Sequence Fragment / Substructure Library

Introduction

A complex RNA secondary structure can be viewed as a collection of simpler substructures. The goal of this strategy is to use past synthesis data to build a library of sequence fragments organized by the substructures they were intended to create. The information contained within this library then can be used to build or rank new sequences for structures that have not been investigated in lab.

Sequence fragments should not be re-used if they have failed to form the desired substructure in past syntheses. Conversely, sequence fragments should be re-used if they frequently permit the desired substructure to form.

Identifying a substructure

The previous lab, “Water Strider,” will be used as an example.

Each loop (hairpin, internal, or multi-branched) has a corresponding substructure that consists of the loop and its adjoining stacks. “Fused loops” should be counted as a single entity with one corresponding substructure. The sequences for all stacks would appear twice in the fragment library. This is not necessarily problematic, however.

A note on my loop nomenclature: Starting from branch closest to the 5’ end of the molecule, go around the loop and list whether there is a branch (B) or unpaired base (X). You’ll end up with something like 5’-BXBB-3’ or whatever.

Describing a substructure

What information should be specified about a substructure? I envision a hierarchical organization of the fragment library, from general to specific information about the substructure.

  • All sequence fragments
    – Basic substructure types (hairpin loops, internal loops, multiloops, fused loops)
    — General substructure information (loop sizes, branch distribution in multiloops)
    ---- Moderately specific information (length of stacks attached to loops)
    ----- Very specific information (instances in molecule)

Each sequence fragment would also be described by two other pieces of information: the number of times it has been synthesized, and the number of times it has successfully folded into the intended substructure.

A simple example

Things obviously get more convoluted when multiloops, asymmetric internal loops, and fused loops enter the picture. Also, there is still the matter of how less-than-exact matches are used when ranking or building new sequences. I’ll be posting my ideas in the next few days, but any and all input is welcome.

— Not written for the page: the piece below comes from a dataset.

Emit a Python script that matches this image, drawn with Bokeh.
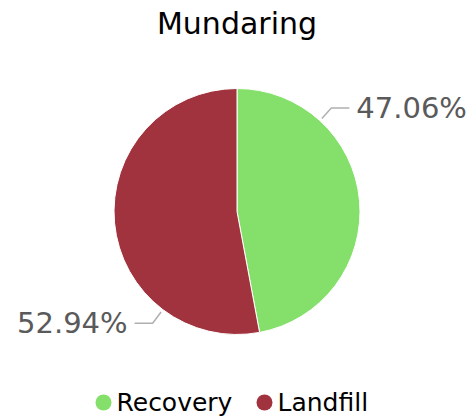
import math
from bokeh.plotting import figure
from bokeh.models import Range1d, ColumnDataSource
from bokeh.core.properties import value
from bokeh.embed import file_html
from bokeh.resources import INLINE

# ---- data ----
title_text = "Mundaring"
categories = ["Recovery", "Landfill"]
shares = [47.06, 52.94]
colors = ["#84e06a", "#a1333e"]

# ---- layout ----
W, H = 472, 418
FONT = "DejaVu Sans"

def fx(px):
    return px

def fy(py):
    return H - py

cx, cy = fx(236.5), fy(211)
R = 123

p = figure(width=W, height=H, output_backend="svg", toolbar_location=None,
           x_range=Range1d(0, W), y_range=Range1d(0, H), min_border=0)
p.axis.visible = False
p.grid.visible = False
p.outline_line_color = None
p.background_fill_color = "white"
p.border_fill_color = "white"

total = sum(shares)
starts, ends, lab_angles = [], [], []
acc = 0.0
for s in shares:
    a0 = acc / total * 2 * math.pi
    a1 = (acc + s) / total * 2 * math.pi
    # clockwise from top -> math angle
    starts.append(math.pi / 2 - a0)
    ends.append(math.pi / 2 - a1)
    lab_angles.append(a0 + 0.25 * (a1 - a0))
    acc += s

src = ColumnDataSource(dict(x=[cx] * len(shares), y=[cy] * len(shares),
                            start=starts, end=ends, color=colors))
p.wedge(x="x", y="y", radius=R, radius_units="screen", start_angle="start",
        end_angle="end", direction="clock", fill_color="color",
        line_color="white", line_width=1, source=src)

# labels with leader lines
for share, ang in zip(shares, lab_angles):
    sx, sy = math.sin(ang), math.cos(ang)
    x0, y0 = cx + (R + 3) * sx, cy + (R + 3) * sy
    x1, y1 = cx + (R + 17) * sx, cy + (R + 17) * sy
    side = 1 if sx >= 0 else -1
    x2 = x1 + side * 18
    p.line([x0, x1, x2], [y0, y1, y1], line_color="#b0b0b0", line_width=1.5)
    p.text(x=[x2 + side * 7], y=[y1], text=[f"{share:.2f}%"],
           text_font=value(FONT), text_font_size="29px", text_color="#5a5a5a",
           text_align="left" if side > 0 else "right", text_baseline="middle")

# title
p.text(x=[fx(236.5)], y=[fy(23)], text=[title_text], text_font=value(FONT),
       text_font_size="30px", text_color="#000000", text_align="center",
       text_baseline="middle")

# legend
leg_marker_x = [fx(103), fx(264)]
leg_y = fy(402)
p.scatter(x=leg_marker_x, y=[leg_y] * 2, size=16, marker="circle",
          fill_color=colors, line_color=None)
p.text(x=[m + 13 for m in leg_marker_x], y=[leg_y] * 2, text=categories,
       text_font=value(FONT), text_font_size="25px", text_color="#000000",
       text_align="left", text_baseline="middle")

open("out.html", "w").write(file_html(p, INLINE))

The image I posted as an example isn’t showing up.

I think you assume that substructures are isolated and independent. I doubt that RNA can be treated like integrated circuits, but it might be worth pursuing to determine if there is any merit.

That is indeed a simplifying assumption made by this strategy. Making that assumption allows EteRNA to “learn” from patterns that emerge in past synthesis data. On another thread, it was mentioned that that EteRNA might begin high-throughput RNA synthesis. The EteRNA group will then have the problem of putting mountains of data to actual use.

You do raise an interesting point, and one that is not limited to my strategy. For example, the parameters used by RNA structure prediction software are based on observations of very small RNAs in solution. The bulk properties of these molecules are then used to formulate parameters that are applied to far more complex systems… such as the RNAs that the EteRNA group is synthesizing.

Back to your point, though. This strategy would compensates for the “isolation” of each substructure in two main ways.

First, the information describing each substructure will give some indication of how frequently it appears in the molecule. This will indirectly account for the fact that that repeated use of the same sequence fragment creates alternative pairing possibilities.

Second, there is significant overlap between substructures. Each substructure is defined by a single loop (generally a destabilizing feature of the molecule) and the local environment that stabilizes it (nearby stacking interactions). Each stack will appear in two substructures - one for the loop at both ends. When a trial sequence is evaluated, EteRNA may find that the sequence fragment corresponding to the stack stabilizes one loop but destabilizes the other. This is more realistic, as a given sequence may stabilize one part of a molecule and destabilize another.

I really like the idea of looking at the substructures and thinking of solutions as a hierarchy of simpler parts. Perhaps we could even use the synthesis results to test if the substructures behave isolated and independent?

Have you already extracted the synthesis data on substructures from the previous labs?

Found this thread *after* starting a new thread on Modular RNA using Junctures coupled with Index and Search

Very similar in concept except that I propose using fixed sized stack ends as modular “junctures”.

Here’s a start. I took the PDB data that jpbida posted on github and scraped it looking for simple structures.

The Google doc spreadsheet Parts and Pieces from PDB contains few sheets with pentaloops, tetraloops, triloops, stacks, 1-1 loops and 2-2 loops found in the source data. Some oddities exist in the data including some reported non-GC/UA/UG bonded pairs, and unbonded pairs (e.g in loops) that EteRNA would predict as bonding.

A more rough version of the scraped data with 98K entries (3.6MB) can be made available to users by request. (It is too big for a Google Doc spreadsheet.)

Feedback is welcome.

Oops. Bug in the original scraped data. Should be fixed now. Google Doc updated.

Hmm. Sometimes the same sequence is reported as folding different ways in different contexts. For example the sequence GGCUUAGAAGCAGCC is reported as folding 4 different ways across 22 occurrences. Should the library be restricted to sequences that are only reported as folding one way?